The rest of the sacred text describes Hagar’s experience in the wilderness. When Hagar’s food and water began to run out, God came to Hagar and asked, “Hagar, where are you coming from and where are you going?” This is a significant moment because this is the first time in the text that someone calls Hagar by name. God sees her value and worth. Hagar tells God that she is running away from her masters. God tells her to go back and that God would bless her. Her blessing included a child who would fight for his freedom and numerous descendants. A very similar blessing to the blessing God gave Abraham. From her experience, Hagar named God, El Roi, the God who sees. So, Hagar returned to her master’s home, gave birth to a son, and later would be set free.


This is the first God encounter in our sacred text and the person to receive God is “the other” “the outsider.” Right at the beginning of our sacred text, the story presents us with two ways of seeing the world and each other: 1-the first way is the way of competition and scarcity and 2- the second way is through the lens of abundance. The invitation to see life through the lens of God’s abundant love and blessing of all people. Debbie Blue writes, “ In this reading, the world is not hopelessly divided. It isn’t one side or the other…Boundaries are blurred, and God’s love is let loose. May this somehow be so.”


The power of saying, “I see you.”


Four years ago, I applied for a ministry position at our church. I interviewed describing as best I could who I was and what I could offer the church. I outlined in detail how I would accomplish some of the goals that the church set out. The interview process ended with me being hired for the position. I started my job with gusto setting out to wow the church with my energy, grit, determination, and accomplishments. It did not go this way. Feelings soured towards me and I felt at a loss to know what to do. They hurt me and I hurt them. We were caught in the Sarah-Hagar narrative and I did not understand how I felt until my friend arrived in Houston and took me to coffee.


We sat in the coffee shop for hours as I poured out my heart. I shared how hard I tried and how even my apologies were met with no response. She heard my victories and my failings. At the end of my words and with my energy spent, she reached across the table and grabbed my hands. Looking intently into my eyes, she said, “I want you to know that I see you.” I felt the full power of these words. Intimacy. Vulnerability. Grace. Then, I knew that I had not been seen by my church. I tried to show them who I was and they turned away. In turn, I stopped seeing them. The sons and daughters of Sarah continued to hurt the sons and daughters of Hagar. When will the cycle of hurt end?


God sets out the invitation. See. Really see. Notice who you see and who you don’t and become curious about why. Let yourself be seen. Notice in what situations you let your true self be seen and what situations you don’t and become curious about why.

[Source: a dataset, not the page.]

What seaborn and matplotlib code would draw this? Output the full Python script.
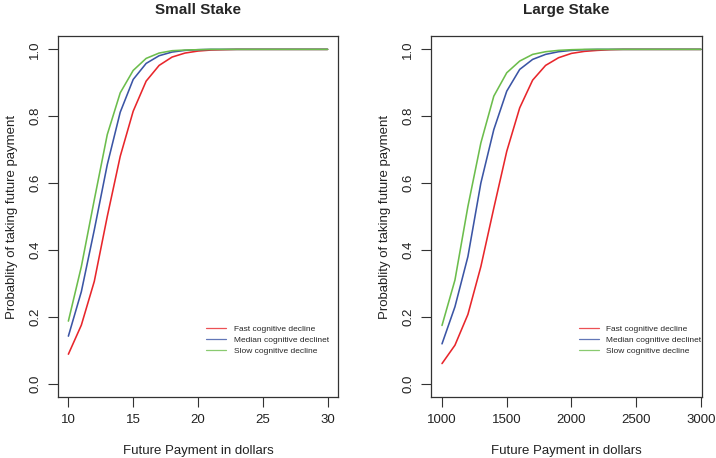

So, here is the practice. Find a partner, a friend, a mentor, a companion and sit across from each other in silence gazing into each other’s eyes. Set a timer for 5-10 min or play this song and feel the intention of the words through your eyes.

Let whatever bubbles up find full expression. Tears may flow, let them. A giggle may arise, release it. The intention is 3 fold: 1-to see the other person 2-to let yourself be seen 3-to notice what feelings arise through this intimate encounter. After the time is up give voice to your experience and explore the invitation this practice offers. What are you to be this week for yourself, for others? What are you to do this week for yourself for others? What emerged in your thoughts and feelings that need to be explored?